## EXERCISE DIRECTIONS
Using the listing below, give the number of lines where "this" appears, and nothing else.

## SUPPLIED MATERIAL
============================================================

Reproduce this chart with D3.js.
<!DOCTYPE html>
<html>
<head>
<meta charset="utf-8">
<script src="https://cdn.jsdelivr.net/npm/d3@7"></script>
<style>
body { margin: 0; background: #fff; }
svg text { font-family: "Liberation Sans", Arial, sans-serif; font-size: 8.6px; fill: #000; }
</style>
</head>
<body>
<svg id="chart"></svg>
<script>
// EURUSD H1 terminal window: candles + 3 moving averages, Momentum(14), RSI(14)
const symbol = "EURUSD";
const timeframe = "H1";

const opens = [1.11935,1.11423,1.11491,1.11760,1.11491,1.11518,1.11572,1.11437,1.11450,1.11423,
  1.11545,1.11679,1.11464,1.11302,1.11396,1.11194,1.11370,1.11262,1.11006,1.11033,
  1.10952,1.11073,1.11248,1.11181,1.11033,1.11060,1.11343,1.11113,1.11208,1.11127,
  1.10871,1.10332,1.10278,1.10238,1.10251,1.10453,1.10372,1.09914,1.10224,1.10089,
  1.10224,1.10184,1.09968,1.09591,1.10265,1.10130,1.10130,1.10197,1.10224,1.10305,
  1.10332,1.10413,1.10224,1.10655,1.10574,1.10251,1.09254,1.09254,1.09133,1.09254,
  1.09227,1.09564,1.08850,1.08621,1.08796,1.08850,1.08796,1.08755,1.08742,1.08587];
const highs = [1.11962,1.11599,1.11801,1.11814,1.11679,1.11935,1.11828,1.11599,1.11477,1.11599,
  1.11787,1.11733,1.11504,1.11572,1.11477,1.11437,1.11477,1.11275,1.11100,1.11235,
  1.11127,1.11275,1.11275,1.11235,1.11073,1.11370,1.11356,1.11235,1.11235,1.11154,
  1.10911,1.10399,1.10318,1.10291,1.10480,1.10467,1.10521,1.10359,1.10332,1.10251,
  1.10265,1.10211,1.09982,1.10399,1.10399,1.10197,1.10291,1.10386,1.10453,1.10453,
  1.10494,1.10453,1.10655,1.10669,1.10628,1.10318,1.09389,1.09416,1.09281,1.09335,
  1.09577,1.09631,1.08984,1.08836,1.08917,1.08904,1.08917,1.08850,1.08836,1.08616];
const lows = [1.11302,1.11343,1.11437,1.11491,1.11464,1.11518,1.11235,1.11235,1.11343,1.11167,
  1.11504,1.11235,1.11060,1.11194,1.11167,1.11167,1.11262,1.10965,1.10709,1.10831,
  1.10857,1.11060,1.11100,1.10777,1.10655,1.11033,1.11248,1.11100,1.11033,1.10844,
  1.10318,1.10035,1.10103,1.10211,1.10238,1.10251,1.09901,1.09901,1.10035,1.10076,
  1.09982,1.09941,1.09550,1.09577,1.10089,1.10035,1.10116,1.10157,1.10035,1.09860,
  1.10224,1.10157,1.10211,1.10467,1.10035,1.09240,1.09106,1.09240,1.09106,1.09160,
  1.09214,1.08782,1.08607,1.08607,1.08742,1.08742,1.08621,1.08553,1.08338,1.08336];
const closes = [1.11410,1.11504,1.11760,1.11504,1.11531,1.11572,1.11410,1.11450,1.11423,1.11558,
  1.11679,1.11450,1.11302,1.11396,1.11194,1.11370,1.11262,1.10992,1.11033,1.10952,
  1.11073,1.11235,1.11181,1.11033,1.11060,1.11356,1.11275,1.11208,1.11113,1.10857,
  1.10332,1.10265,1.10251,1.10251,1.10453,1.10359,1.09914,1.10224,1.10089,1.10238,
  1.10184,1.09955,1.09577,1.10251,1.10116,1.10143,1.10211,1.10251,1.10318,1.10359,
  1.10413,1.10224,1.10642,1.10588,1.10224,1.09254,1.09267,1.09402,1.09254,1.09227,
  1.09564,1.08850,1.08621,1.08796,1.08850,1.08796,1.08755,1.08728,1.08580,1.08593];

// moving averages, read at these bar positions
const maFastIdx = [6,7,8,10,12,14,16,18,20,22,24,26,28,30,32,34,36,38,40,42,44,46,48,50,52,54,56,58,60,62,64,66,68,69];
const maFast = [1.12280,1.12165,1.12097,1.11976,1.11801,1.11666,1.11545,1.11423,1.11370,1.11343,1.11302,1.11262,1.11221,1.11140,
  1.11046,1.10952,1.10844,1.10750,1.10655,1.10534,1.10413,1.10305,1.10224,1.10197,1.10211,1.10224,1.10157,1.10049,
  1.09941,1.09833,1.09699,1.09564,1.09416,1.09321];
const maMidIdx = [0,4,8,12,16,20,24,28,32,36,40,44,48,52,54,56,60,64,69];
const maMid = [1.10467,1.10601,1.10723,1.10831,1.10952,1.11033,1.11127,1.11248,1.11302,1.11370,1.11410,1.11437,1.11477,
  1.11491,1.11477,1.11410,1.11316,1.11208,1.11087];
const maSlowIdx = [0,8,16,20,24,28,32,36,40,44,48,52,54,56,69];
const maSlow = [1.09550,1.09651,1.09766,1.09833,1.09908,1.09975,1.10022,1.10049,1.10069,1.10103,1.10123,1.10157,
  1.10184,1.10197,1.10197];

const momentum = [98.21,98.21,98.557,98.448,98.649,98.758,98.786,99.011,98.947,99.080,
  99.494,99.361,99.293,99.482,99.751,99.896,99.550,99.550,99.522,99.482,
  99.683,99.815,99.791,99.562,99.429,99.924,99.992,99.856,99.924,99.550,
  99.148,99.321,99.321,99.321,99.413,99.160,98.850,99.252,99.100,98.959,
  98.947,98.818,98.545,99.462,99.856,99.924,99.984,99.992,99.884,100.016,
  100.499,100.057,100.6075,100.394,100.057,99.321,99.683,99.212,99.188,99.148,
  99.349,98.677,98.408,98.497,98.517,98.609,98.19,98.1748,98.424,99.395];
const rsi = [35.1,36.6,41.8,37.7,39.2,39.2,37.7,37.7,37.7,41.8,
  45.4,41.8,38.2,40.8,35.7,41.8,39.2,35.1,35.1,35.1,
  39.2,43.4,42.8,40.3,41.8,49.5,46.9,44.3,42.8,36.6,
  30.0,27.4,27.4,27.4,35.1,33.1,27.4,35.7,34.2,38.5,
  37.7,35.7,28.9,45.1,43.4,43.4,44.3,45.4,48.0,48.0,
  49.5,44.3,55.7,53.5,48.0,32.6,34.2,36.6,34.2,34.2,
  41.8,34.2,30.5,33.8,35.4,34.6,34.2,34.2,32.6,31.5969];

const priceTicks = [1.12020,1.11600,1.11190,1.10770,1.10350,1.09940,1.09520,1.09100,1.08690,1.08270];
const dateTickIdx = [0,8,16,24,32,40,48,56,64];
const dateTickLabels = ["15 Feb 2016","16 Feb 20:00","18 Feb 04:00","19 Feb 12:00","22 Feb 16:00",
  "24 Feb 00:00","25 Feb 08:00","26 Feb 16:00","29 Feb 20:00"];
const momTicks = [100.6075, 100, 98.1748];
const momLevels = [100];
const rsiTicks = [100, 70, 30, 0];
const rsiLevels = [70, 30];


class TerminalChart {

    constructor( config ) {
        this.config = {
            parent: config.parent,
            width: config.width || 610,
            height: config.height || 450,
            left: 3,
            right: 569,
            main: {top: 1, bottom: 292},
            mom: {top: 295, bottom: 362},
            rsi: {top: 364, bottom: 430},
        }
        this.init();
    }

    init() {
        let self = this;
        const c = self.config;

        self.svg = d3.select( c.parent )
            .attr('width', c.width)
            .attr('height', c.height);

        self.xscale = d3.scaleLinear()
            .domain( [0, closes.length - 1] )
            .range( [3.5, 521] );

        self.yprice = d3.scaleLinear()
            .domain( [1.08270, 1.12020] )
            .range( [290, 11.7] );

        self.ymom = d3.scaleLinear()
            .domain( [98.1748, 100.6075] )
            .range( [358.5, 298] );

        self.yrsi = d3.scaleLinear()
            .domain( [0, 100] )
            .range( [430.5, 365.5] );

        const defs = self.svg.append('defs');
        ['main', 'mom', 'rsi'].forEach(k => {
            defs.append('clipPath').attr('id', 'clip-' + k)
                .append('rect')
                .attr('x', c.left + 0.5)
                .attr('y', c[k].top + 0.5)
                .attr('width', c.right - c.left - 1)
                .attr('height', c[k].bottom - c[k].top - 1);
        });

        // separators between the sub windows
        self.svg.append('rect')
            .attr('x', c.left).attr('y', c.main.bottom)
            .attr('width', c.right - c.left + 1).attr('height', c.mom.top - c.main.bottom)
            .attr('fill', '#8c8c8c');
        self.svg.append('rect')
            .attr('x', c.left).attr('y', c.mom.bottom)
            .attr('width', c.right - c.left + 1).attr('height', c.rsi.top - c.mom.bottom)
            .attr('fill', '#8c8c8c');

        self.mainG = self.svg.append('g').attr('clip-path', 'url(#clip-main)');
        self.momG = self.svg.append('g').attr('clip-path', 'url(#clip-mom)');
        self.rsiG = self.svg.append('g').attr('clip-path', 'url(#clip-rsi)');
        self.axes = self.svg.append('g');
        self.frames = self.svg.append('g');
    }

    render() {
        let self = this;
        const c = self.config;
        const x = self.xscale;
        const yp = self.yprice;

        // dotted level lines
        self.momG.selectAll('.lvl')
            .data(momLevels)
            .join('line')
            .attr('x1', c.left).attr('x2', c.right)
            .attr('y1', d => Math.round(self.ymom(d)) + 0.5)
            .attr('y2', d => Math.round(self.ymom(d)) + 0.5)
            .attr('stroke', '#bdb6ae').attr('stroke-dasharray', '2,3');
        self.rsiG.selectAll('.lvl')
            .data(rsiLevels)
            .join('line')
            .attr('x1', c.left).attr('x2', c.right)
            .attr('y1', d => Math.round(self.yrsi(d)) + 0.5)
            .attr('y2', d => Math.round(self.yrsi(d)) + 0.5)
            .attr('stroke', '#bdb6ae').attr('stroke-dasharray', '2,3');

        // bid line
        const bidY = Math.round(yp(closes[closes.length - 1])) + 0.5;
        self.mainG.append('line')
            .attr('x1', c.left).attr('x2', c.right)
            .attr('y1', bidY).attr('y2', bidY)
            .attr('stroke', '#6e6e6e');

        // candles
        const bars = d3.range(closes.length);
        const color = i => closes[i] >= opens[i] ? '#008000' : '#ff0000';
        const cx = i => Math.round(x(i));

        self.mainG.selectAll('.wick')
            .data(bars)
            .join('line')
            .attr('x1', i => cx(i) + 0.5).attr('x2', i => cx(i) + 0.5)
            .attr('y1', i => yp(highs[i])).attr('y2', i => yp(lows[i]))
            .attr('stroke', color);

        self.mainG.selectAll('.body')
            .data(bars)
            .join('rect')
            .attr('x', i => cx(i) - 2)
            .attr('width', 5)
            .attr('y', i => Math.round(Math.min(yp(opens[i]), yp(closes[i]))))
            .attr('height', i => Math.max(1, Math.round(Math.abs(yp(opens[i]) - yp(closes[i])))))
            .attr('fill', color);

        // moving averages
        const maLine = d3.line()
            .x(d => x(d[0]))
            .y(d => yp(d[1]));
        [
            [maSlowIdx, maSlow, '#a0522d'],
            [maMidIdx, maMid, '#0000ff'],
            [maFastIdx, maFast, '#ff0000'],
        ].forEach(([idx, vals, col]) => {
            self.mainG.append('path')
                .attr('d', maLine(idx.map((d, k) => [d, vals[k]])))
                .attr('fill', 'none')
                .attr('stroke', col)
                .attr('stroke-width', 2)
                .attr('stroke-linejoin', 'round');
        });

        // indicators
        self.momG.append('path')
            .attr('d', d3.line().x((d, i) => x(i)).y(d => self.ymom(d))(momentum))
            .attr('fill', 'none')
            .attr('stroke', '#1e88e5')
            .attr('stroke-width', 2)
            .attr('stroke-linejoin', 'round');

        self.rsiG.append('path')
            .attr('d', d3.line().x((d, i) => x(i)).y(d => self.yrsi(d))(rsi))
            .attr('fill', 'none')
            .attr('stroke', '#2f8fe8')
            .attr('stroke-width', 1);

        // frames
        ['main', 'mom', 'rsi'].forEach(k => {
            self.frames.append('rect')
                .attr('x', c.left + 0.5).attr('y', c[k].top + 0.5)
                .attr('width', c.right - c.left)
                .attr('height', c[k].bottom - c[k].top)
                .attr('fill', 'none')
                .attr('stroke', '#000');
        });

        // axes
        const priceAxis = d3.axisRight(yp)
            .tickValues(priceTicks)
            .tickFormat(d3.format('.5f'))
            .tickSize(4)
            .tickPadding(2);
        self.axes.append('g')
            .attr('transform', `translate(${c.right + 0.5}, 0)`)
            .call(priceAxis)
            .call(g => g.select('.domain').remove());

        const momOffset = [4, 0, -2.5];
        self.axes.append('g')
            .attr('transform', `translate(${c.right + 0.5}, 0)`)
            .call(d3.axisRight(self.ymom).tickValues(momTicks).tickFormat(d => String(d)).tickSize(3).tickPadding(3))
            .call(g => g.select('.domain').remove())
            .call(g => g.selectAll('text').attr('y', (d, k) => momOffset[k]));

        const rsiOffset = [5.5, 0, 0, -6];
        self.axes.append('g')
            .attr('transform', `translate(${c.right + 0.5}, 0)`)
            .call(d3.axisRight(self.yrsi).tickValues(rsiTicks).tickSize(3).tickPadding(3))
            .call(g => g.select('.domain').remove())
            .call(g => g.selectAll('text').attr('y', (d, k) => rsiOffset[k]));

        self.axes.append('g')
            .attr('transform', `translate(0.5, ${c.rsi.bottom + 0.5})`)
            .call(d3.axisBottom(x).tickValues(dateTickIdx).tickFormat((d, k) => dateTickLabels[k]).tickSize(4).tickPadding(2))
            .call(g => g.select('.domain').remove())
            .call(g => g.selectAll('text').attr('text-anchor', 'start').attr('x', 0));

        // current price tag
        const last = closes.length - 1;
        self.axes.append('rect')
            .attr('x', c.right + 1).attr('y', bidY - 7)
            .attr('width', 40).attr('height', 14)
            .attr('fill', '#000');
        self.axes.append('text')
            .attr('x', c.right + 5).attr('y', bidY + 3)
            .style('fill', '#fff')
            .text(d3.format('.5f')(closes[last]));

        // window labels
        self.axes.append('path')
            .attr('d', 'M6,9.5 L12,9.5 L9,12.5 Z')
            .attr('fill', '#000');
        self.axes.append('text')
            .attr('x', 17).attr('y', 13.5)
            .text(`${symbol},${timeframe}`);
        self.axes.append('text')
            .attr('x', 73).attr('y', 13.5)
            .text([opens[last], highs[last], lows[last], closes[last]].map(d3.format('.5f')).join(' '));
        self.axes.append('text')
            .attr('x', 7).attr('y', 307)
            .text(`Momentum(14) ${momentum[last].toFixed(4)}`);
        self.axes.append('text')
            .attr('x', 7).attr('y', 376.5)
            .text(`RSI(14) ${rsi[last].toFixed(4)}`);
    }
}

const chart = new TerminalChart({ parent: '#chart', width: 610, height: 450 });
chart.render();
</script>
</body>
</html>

============================================================

## EXERCISE RESULT
5